= Nantgarw Colliery =

Welsh coal mine active 1910-1986

Nantgarw Colliery was a coal mine and later developed Coking coal works, located in the village on Nantgarw, Mid Glamorgan, Wales located just north of Cardiff.

Opened in 1910, it closed in 1986. The site is now redeveloped as the industrial estate Parc Nantgarw.

==Craig Yr Allt==
Craig Yr Allt Colliery was situated south of Nantgarw village. However, whenever the River Taff flooded, water frequently entered its workings, and it was abandoned in 1878.

==Development==
Thomas Taylor of Pontypridd began the development of Nantgarw colliery in May 1910, near the base of the Caerphilly Syncline seam. The sinking of the twin shafts in 1911 reached the coal seam at a depth of more than 850 yard in 1915, placing them 2000 ft below sea level, making Nantgarw the deepest pit to be sunk in the South Wales Coalfield up to that time.

==Production==
Connected to the Rhymney Railway via the Coryton Line, the mine was sold to the Taff Rhondda Navigation Steam Coal Co in 1924. The 850 men were redeployed in 1927 after geographical difficulties were encountered and the pit abandoned. Bought by Powell Duffryn Steam Coal Co Ltd, following further development attempts it was put into "care and maintenance."

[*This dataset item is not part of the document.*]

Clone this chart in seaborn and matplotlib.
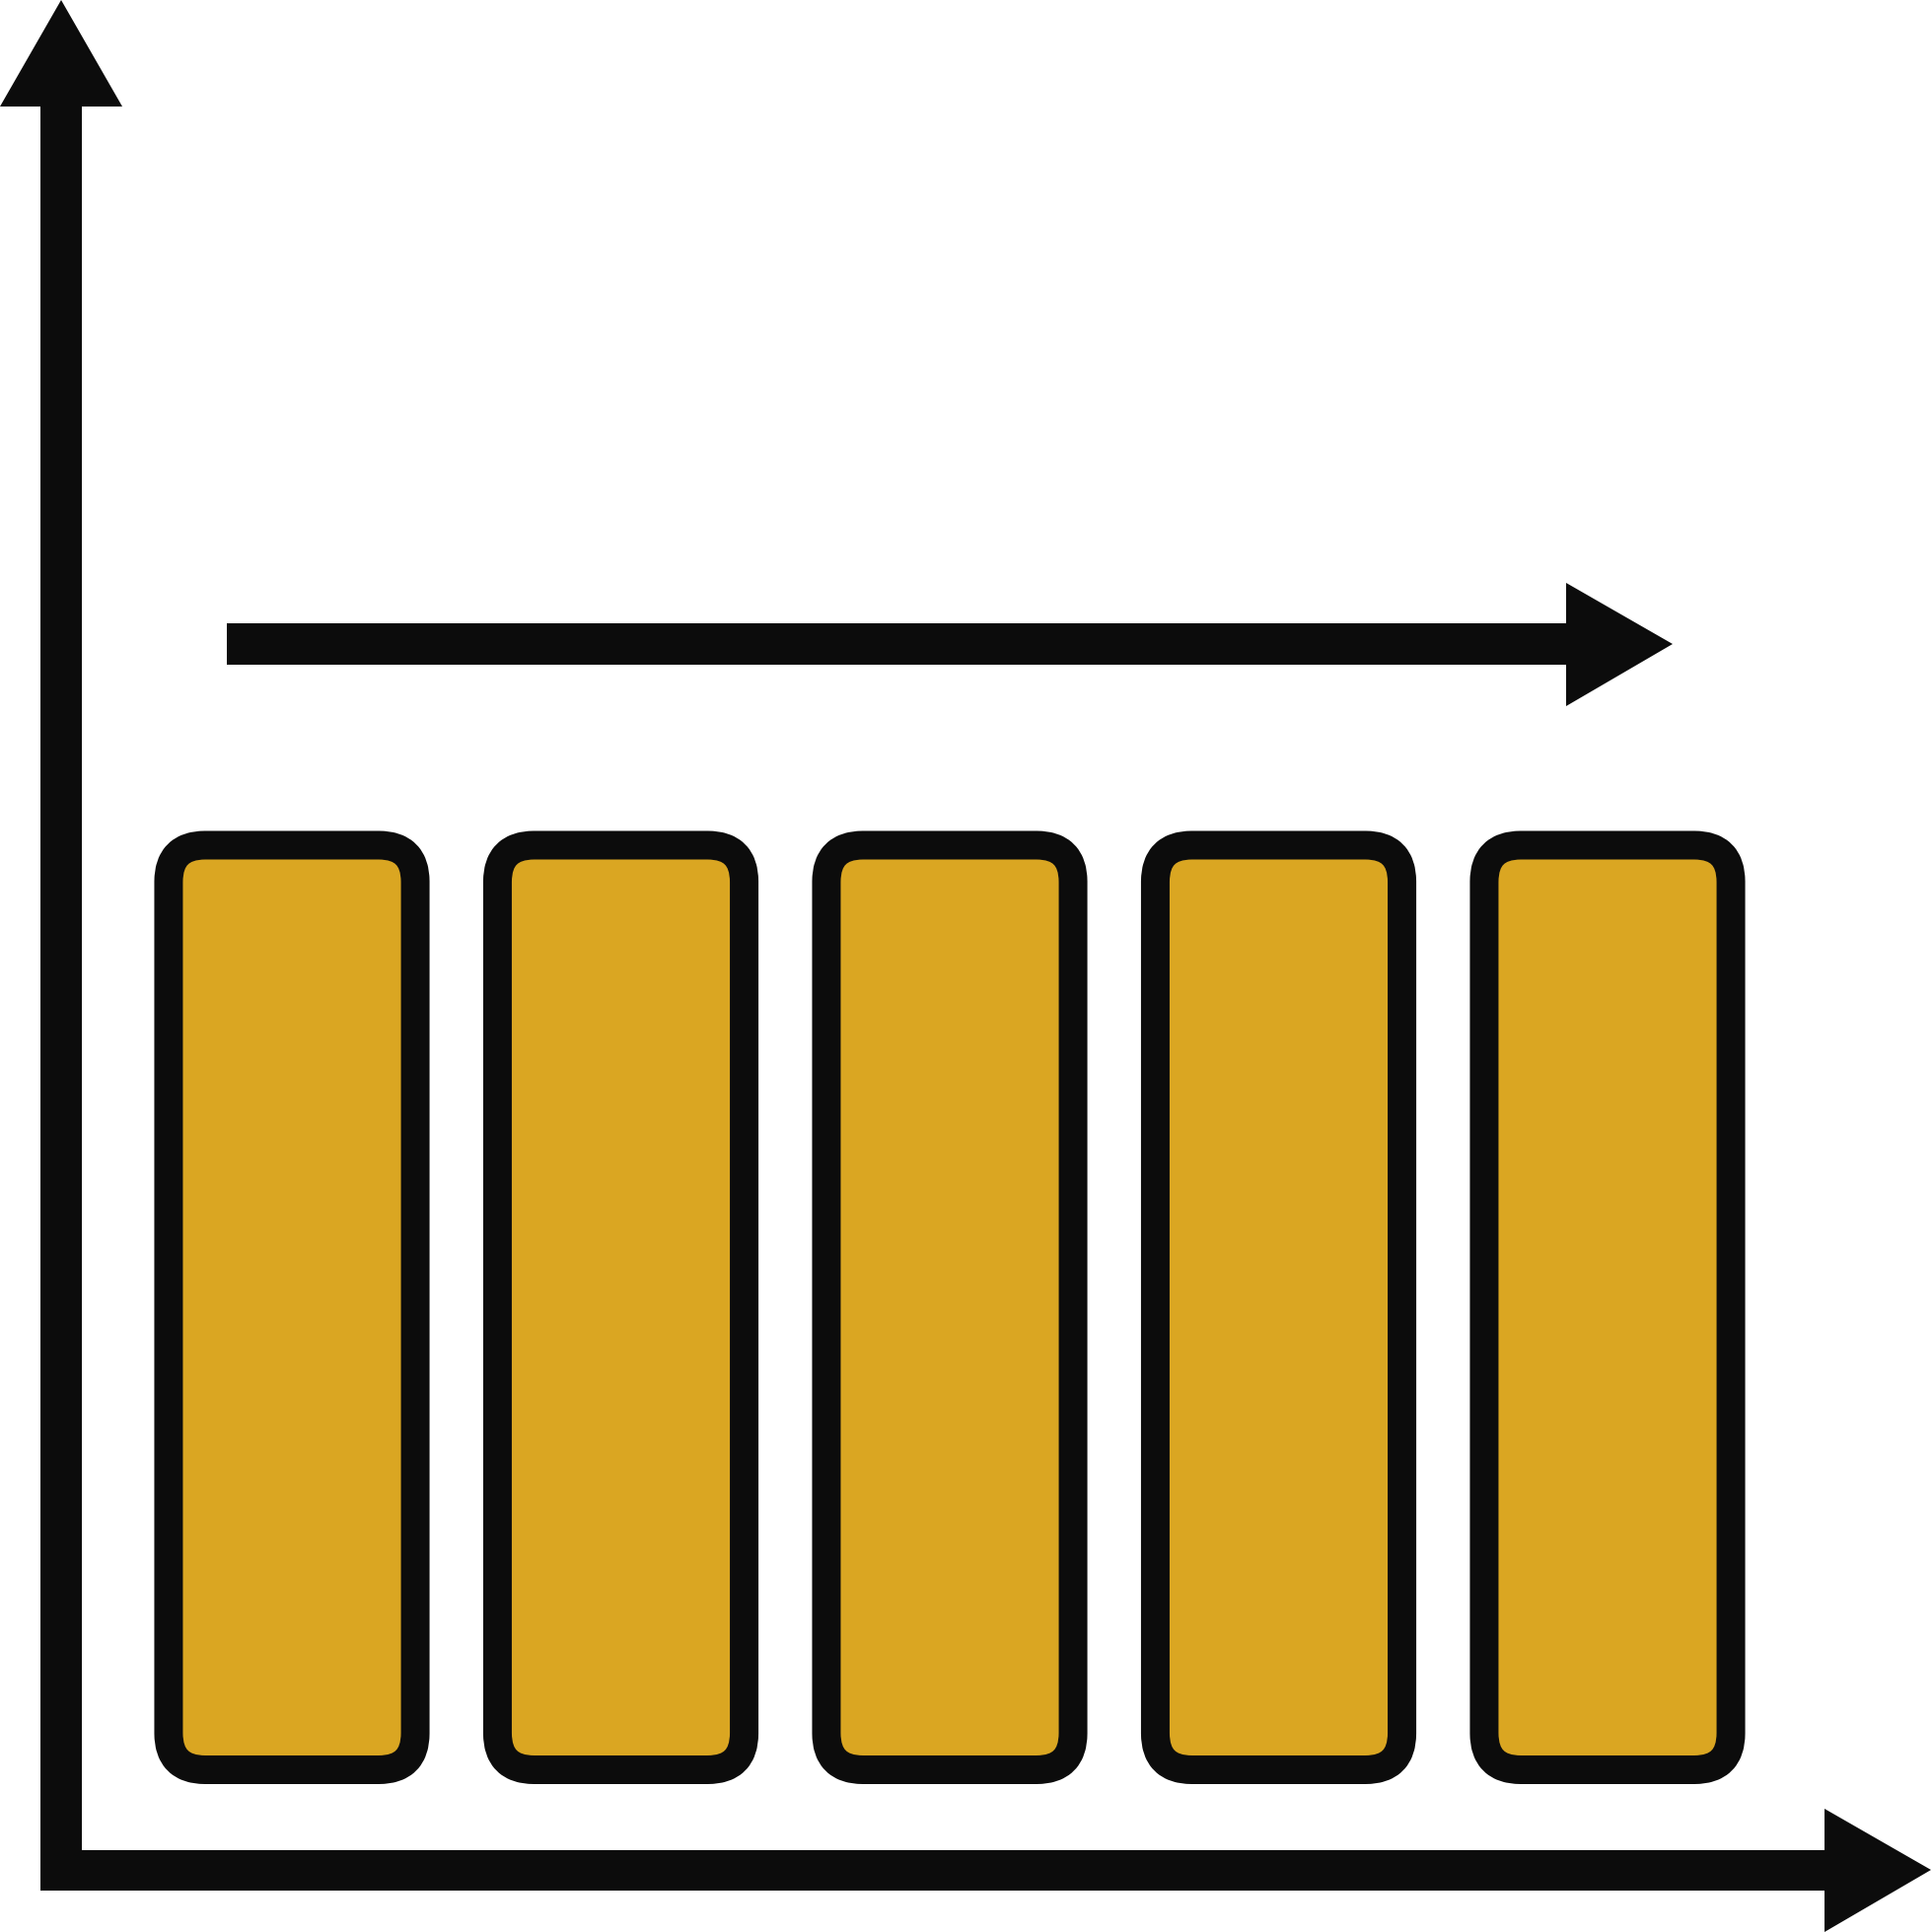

Powell Duffryn designed a development scheme in 1937, but work was suspended when World War II broke out in 1939. A later project to re-open the colliery was approved by the Ministry of Fuel and Power in 1946, and after nationalisation in 1947, the National Coal Board invested £5 million on modern surface constructions and modern mining methods. The NCB designed a model colliery, with all old workings demolished and new surface buildings designed with state-of-the-art facilities, with appliances installed to reduce smoke and fumes. Coal production started in 1952, and by 1954, 200 men worked the surface and 820 men underground. New landings were made in both shafts at 280 yards and 380 yards, in order to work the mine by a system known as "Horizon Mining" employed in an effort to mine coal despite the site's geological problems. All the site's waste was dumped into the shafts to a level 60 ft below these new landings, placed underground to keep the surface clear of unsightly spoil heaps. The main heading was driven south, with the workings cutting through the No.1 Rhondda, Bute, Brass, and Hard seams due to the 36-degree dip to the north.

Industrial relations were rarely at Nantgarw, being part of the reasoning behind the 1927 closure, while in 1958 there were 65 stoppages, go-slows and walk-outs. Having survived the mass pit closures of the 1960s, the geographical problems meant the closure of the mine working in 1974, and the unit merged with Windsor Colliery, Abertridwr, Caerphilly from 1975. By 1979, the combined Nantgarw/Windsor Colliery employed around 650 men, producing over 4,000 tons of coal per week and making a profit of over £0.5 million.

==Coking ovens==
The coke ovens and by-product plant were opened in 1951, as part of the NCB's modernisation of the regional and national coal industry. The plant produced both furnace and foundry coke for the steel industry. Both for the Welsh industry (then Ebbw Vale, Llanwern, and Port Talbot) and abroad, including Romania. Smokeless coal briquettes for the domestic market, branded Phurnacite, were stored at Nantgarw awaiting sale after being produced at the Phurnacite works at Abercwmboi in the Cynon Valley.

==Closure==
The whole coal production and coking works unit lost £7 million in 1981, employing: 142 on development; 131 on the coalface; 197 below the ground; 101 on the surface. In 1982 output declined steeply as a major coal seam at Windsor became unworkable, while in 1984 an overtime ban led directly to the 1984/5 UK miners strike spreading to South Wales. Although profitable post the strike, both sites of the whole unit closed as part of the NCB regional review on 6 November 1986.